I learned that if you say youre 18 or under, or if you cause a lot of disruptions your account will be deleted (Ive seen this happen), not trying to be an asshole but I will do that if thats what it takes to be deleted. It would be better if it could just be deleted now rather than me having to do that. I dont have that many posts and Im not that active so it would barely be noticeable as far as skipped posts in threads. I sent a message to rollitup, but they havent been on in months.

Its for personal reasons, its possible I might sign up later but a while from now. Thanks, if you can do this, I appreciate it.
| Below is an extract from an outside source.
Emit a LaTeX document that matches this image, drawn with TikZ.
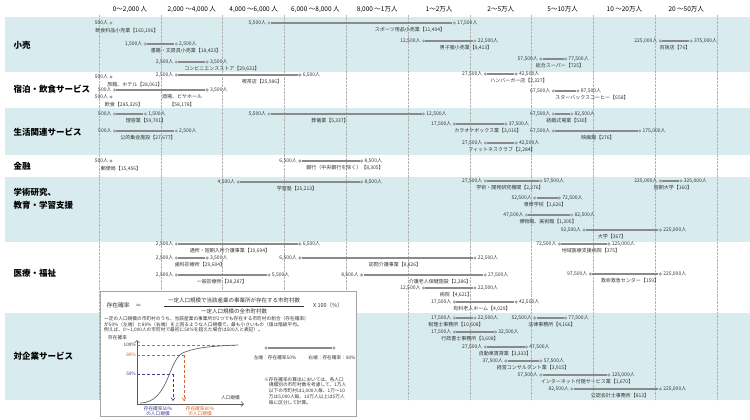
\documentclass[tikz,border=0pt]{standalone}
\usepackage{fontspec}
\setmainfont{Noto Sans CJK JP}
\usepackage{xcolor}
\usepackage{tikz}
\usetikzlibrary{positioning}
\usetikzlibrary{arrows.meta}

\definecolor{bandblue}{HTML}{D8ECF0}
\definecolor{bargray}{HTML}{8A8A8A}
\definecolor{dotgray}{HTML}{A3A3A3}
\definecolor{txtgray}{HTML}{333333}
\definecolor{lineorange}{HTML}{D9622B}
\definecolor{linepurple}{HTML}{3B3B8F}

% value in thousands of people -> x position
\pgfmathdeclarefunction{vx}{1}{\begingroup
  \pgfmathparse{#1<10 ? 99+#1*30.9 : (#1<20 ? 408+(#1-10)*6.18 : (#1<50 ? 469.8+(#1-20)*2.06 : (#1<100 ? 531.6+(#1-50)*1.236 : (#1<200 ? 593.4+(#1-100)*0.618 : 655.2+(#1-200)*0.206))))}%
  \pgfmathsmuggle\pgfmathresult\endgroup}

\tikzset{
  dot/.style={circle, fill=dotgray, inner sep=0pt, minimum size=3.4pt},
  val/.style={font=\fontsize{5}{5.5}\selectfont, text=txtgray, inner sep=0.8pt},
  capt/.style={font=\fontsize{5}{5.5}\selectfont, text=txtgray, inner sep=0pt},
  cat/.style={font=\fontsize{8.5}{13}\selectfont\bfseries, align=left, anchor=west},
  head/.style={font=\fontsize{6.5}{7}\selectfont},
  rngbar/.style={bargray, line width=1.6pt},
  note/.style={font=\fontsize{4.7}{5.8}\selectfont, text=txtgray, align=left, anchor=north west, inner sep=0pt},
}

% #1 name, #2 y, #3 from, #4 to (thousands), #5 #6 value texts, #7 caption, #8 caption x
\newcommand{\rng}[8]{%
  \node[dot] (#1a) at ({vx(#3)},#2) {};
  \node[dot] (#1b) at ({vx(#4)},#2) {};
  \draw[rngbar] (#1a) -- (#1b);
  \node[val, left=0pt of #1a] (#1la) {#5};
  \node[val, right=0pt of #1b] (#1lb) {#6};
  \node[capt] (#1c) at (#8,#2+7) {#7};
}
% single point at 500
\newcommand{\onept}[4]{%
  \node[dot] (#1a) at (111,#2) {};
  \node[val, left=0pt of #1a] (#1la) {500人};
  \node[capt] (#1c) at (#4,#2+7.5) {#3};
}

\begin{document}
\begin{tikzpicture}[x=1pt, y=-1pt]
\useasboundingbox (0,0) rectangle (750,420);

% bands
\fill[bandblue] (5,17) rectangle (750,72);
\fill[bandblue] (5,108) rectangle (750,155);
\fill[bandblue] (5,177) rectangle (750,242);
\fill[bandblue] (5,313) rectangle (750,400);

% columns
\foreach \k in {0,...,10}
  \draw[gray!60, densely dotted, line width=0.4pt] (99+61.8*\k,15) -- (99+61.8*\k,400);
\foreach \t [count=\k from 0] in {{0～2,000 人},{2,000 ～4,000 人},{4,000 ～6,000 人},{6,000 ～8,000 人},{8,000 ～1万人},{1～2万人},{2～5万人},{5～10万人},{10 ～20万人},{20 ～50万人}}
  \node[head] (h\k) at (130+61.8*\k,9) {\t};

% categories
\node[cat] (kouri) at (10,45) {小売};
\node[cat] (shuku) at (10,89) {宿泊・飲食サービス};
\node[cat] (seikatsu) at (10,132) {生活関連サービス};
\node[cat] (kinyu) at (10,166) {金融};
\node[cat] (gakujutsu) at (10,199) {学術研究、\\教育・学習支援};
\node[cat] (iryo) at (10,273) {医療・福祉};
\node[cat] (kigyo) at (10,356) {対企業サービス};

% 小売
\onept{inshoku}{23}{飲食料品小売業【165,196】}{127}
\rng{sports}{23}{5.5}{17.5}{5,500人}{17,500人}{スポーツ用品小売業【11,404】}{410}
\rng{shoseki}{44}{1.5}{2.5}{1,500人}{2,500人}{書籍・文房具小売業【18,423】}{186}
\rng{dansifuku}{41}{12.5}{22.5}{12,500人}{22,500人}{男子服小売業【8,413】}{466}
\rng{hyakka}{41}{225}{375}{225,000人}{375,000人}{百貨店【76】}{675}
\rng{konbini}{62}{2.5}{3.5}{2,500人}{3,500人}{コンビニエンスストア【29,631】}{222}
\rng{super}{59}{57.5}{77.5}{57,500人}{77,500人}{総合スーパー【725】}{560}

% 宿泊・飲食
\onept{ryokan}{77}{旅館、ホテル【28,061】}{135}
\rng{kissa}{75}{2.5}{6.5}{2,500人}{6,500人}{喫茶店【25,986】}{262}
\rng{burger}{74}{27.5}{42.5}{27,500人}{42,500人}{ハンバーガー店【2,327】}{519}
\rng{sakaba}{90}{0.5}{3.5}{500人}{3,500人}{酒場、ビヤホール}{182}
\node[capt] (sakabanum) at (182,105) {【58,178】};
\onept{insyokuten}{97}{飲食【285,329】}{124}
\rng{starbucks}{91}{67.5}{87.5}{67,500人}{87,500人}{スターバックスコーヒー【658】}{592}

% 生活関連
\rng{riyou}{114}{0.5}{1.5}{500人}{1,500人}{理容業【59,701】}{146}
\rng{sougi}{114}{5.5}{12.5}{5,500人}{12,500人}{葬儀業【5,337】}{330}
\rng{kekkon}{114}{67.5}{82.5}{67,500人}{82,500人}{結婚式場業【530】}{568}
\rng{karaoke}{124}{17.5}{37.5}{17,500人}{37,500人}{カラオケボックス業【3,016】}{488}
\rng{kouteki}{131}{0.5}{2.5}{500人}{2,500人}{公的集会施設【27,677】}{148}
\rng{eiga}{131}{67.5}{175}{67,500人}{175,000人}{映画館【276】}{598}
\rng{fitness}{143}{27.5}{42.5}{27,500人}{42,500人}{フィットネスクラブ【2,284】}{502}

% 金融
\onept{yubin}{161}{郵便局【15,456】}{121}
\rng{ginkou}{161}{6.5}{8.5}{6,500人}{8,500人}{銀行（中央銀行を除く）【8,305】}{345}

% 学術研究、教育・学習支援
\rng{juku}{182}{4.5}{8.5}{4,500人}{8,500人}{学習塾【25,213】}{297}
\rng{kenkyu}{181}{27.5}{57.5}{27,500人}{57,500人}{学術・開発研究機関【2,276】}{510}
\rng{tandai}{181}{225}{325}{225,000人}{325,000人}{短期大学【160】}{673}
\rng{senshu}{198}{52.5}{72.5}{52,500人}{72,500人}{専修学校【1,626】}{545}
\rng{hakubutsu}{215}{47.5}{82.5}{47,500人}{82,500人}{博物館、美術館【1,305】}{548}
\rng{daigaku}{230}{92.5}{225}{92,500人}{225,000人}{大学【367】}{612}

% 医療・福祉
\rng{tsusho}{244}{2.5}{6.5}{2,500人}{6,500人}{通所・短期入所介護事業【19,694】}{230}
\rng{chiiki}{244}{72.5}{125}{72,500人}{125,000人}{地域医療支援病院【375】}{591}
\rng{shika}{258}{2.5}{3.5}{2,500人}{3,500人}{歯科診療所【29,604】}{200}
\rng{houmon}{258}{6.5}{22.5}{6,500人}{22,500人}{訪問介護事業【8,826】}{395}
\rng{ippan}{275}{2.5}{5.5}{2,500人}{5,500人}{一般診療所【38,287】}{222}
\rng{rouken}{275}{8.5}{27.5}{8,500人}{27,500人}{介護老人保健施設【2,386】}{440}
\rng{kyumei}{274}{97.5}{225}{97,500人}{225,000人}{救命救急センター【159】}{630}
\rng{byouin}{288}{12.5}{22.5}{12,500人}{22,500人}{病院【4,621】}{456}
\rng{yuryou}{302}{17.5}{42.5}{17,500人}{42,500人}{有料老人ホーム【4,029】}{482}

% 対企業サービス
\rng{zeirishi}{318}{17.5}{22.5}{17,500人}{22,500人}{税理士事務所【10,608】}{456}
\rng{houritsu}{318}{52.5}{77.5}{52,500人}{77,500人}{法律事務所【4,166】}{552}
\rng{gyousei}{332}{17.5}{32.5}{17,500人}{32,500人}{行政書士事務所【3,608】}{470}
\rng{jidousha}{347}{27.5}{47.5}{27,500人}{47,500人}{自動車賃貸業【3,333】}{505}
\rng{keiei}{361}{37.5}{57.5}{37,500人}{57,500人}{経営コンサルタント業【3,915】}{533}
\rng{internet}{375}{57.5}{125}{57,500人}{125,000人}{インターネット付随サービス業【1,670】}{587}
\rng{kaikei}{389}{82.5}{225}{82,500人}{225,000人}{公認会計士事務所【813】}{620}

% explanation box
\draw[gray!70, fill=white, line width=0.5pt] (100,291) rectangle (356,416);
\node[font=\fontsize{5.8}{6}\selectfont, text=txtgray, anchor=west] (sonzai) at (103,305) {存在確率　＝};
\node[font=\fontsize{5.5}{6}\selectfont, text=txtgray] (bunshi) at (234,300) {一定人口規模で当該産業の事業所が存在する市町村数};
\node[font=\fontsize{5.5}{6}\selectfont, text=txtgray] (bunbo) at (234,311) {一定人口規模の全市町村数};
\draw[txtgray, line width=0.4pt] (bunshi.south west) -- (bunshi.south east);
\node[font=\fontsize{5.5}{6}\selectfont, text=txtgray] (hyaku) at (328,305) {X 100（\%）};
\node[note] (setsumei) at (104,316) {一定の人口規模の市町村のうち、当該産業の事業所が1つでも存在する市町村の割合（存在確率）\\が50\%（左端）と80\%（右端）を上回るような人口規模で、最も小さいもの（値は階級平均。\\例えば、0～1,000人の市町村で最初に50\%を超えた場合は500人と表記）。};

% small graph
\coordinate (gorig) at (137,404);
\coordinate (gtop) at (137,340);
\coordinate (gright) at (244,404);
\node[note] (yaxis) at (108,335) {存在確率};
\draw[gray!70!black, line width=0.6pt, -{Straight Barb[length=2.5pt]}] (gorig) -- (gtop);
\draw[gray!70!black, line width=0.6pt, -{Straight Barb[length=2.5pt]}] (gorig) -- (gright);
\node[note, anchor=south east] (xaxis) at (240,400) {人口規模};
\node[note, anchor=east] (p100) at (136,345) {100\%};
\node[note, anchor=east, text=lineorange] (p80) at (136,355) {80\%};
\node[note, anchor=east, text=linepurple] (p50) at (136,374) {50\%};
\draw[gray, densely dashed, line width=0.4pt] (137,345) -- (235,345);
\draw[lineorange, densely dashed, line width=0.5pt] (137,355) -- (184,355);
\draw[lineorange, densely dashed, line width=0.5pt, -{Straight Barb[length=3pt,width=4pt]}] (184,355) -- (184,401);
\draw[linepurple, densely dashed, line width=0.5pt] (137,374) -- (173,374);
\draw[linepurple, densely dashed, line width=0.5pt, -{Straight Barb[length=3pt,width=4pt]}] (173,374) -- (173,401);
\draw[gray!80!black, line width=0.7pt] (140,403) .. controls (170,403) and (168,356) .. (185,352) .. controls (198,347) and (215,346) .. (238,345);
\node[note, text=linepurple, align=center, anchor=north] (lab50) at (158,406) {存在確率50\%\\の人口規模};
\node[note, text=lineorange, align=center, anchor=north] (lab80) at (200,406) {存在確率80\%\\の人口規模};

% legend
\node[dot] (legl) at (266,348) {};
\node[dot] (legr) at (334,348) {};
\draw[rngbar] (legl) -- (legr);
\node[note, anchor=north] (leglt) at (275,355) {左端：存在確率50\%};
\node[note, anchor=north] (legrt) at (332,355) {右端：存在確率：80\%};
\node[note] (kome) at (264,377) {※存在確率の算出においては、各人口\\　規模別の市町村数を考慮して、1万人\\　以下の市町村は1,000人毎、1万～10\\　万は5,000人毎、10万人以上は5万人\\　毎に区分して計算。};
\end{tikzpicture}
\end{document}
Peace


----------



## GrowSpecialist (Jun 14, 2010)

Nope...........


----------



## Balzac89 (Jun 14, 2010)

uhhh to delete it we need ur pin number bro. lol


----------



## Dr. Greenhorn (Jun 15, 2010)

Philly_Buddah said:


> Can someone please delete my account along with all threads and posts?
> 
> Ive searched and cant find the policy on this, but I know it can be done (to delete an account).
> 
> ...


it is possible to delete an account. but your never ever gonna get it done here. I wouldn't bother either with causing a hissy fit cause all that is gonna do is get you banned but not deleted. only once ever, did I see an account get deleted. but like I said, it aint gonna happen. don't matter what the fuck your personal reasons are..... other than that, peace out bro


----------



## Philly_Buddah (Jun 15, 2010)

Dr. Greenhorn said:


> it is possible to delete an account. but your never ever gonna get it done here. I wouldn't bother either with causing a hissy fit cause all that is gonna do is get you banned but not deleted. only once ever, did I see an account get deleted. but like I said, it aint gonna happen. don't matter what the fuck your personal reasons are..... other than that, peace out bro


Ive seen accounts get deleted plenty of times. Their names disappear and all of their posts just vanish.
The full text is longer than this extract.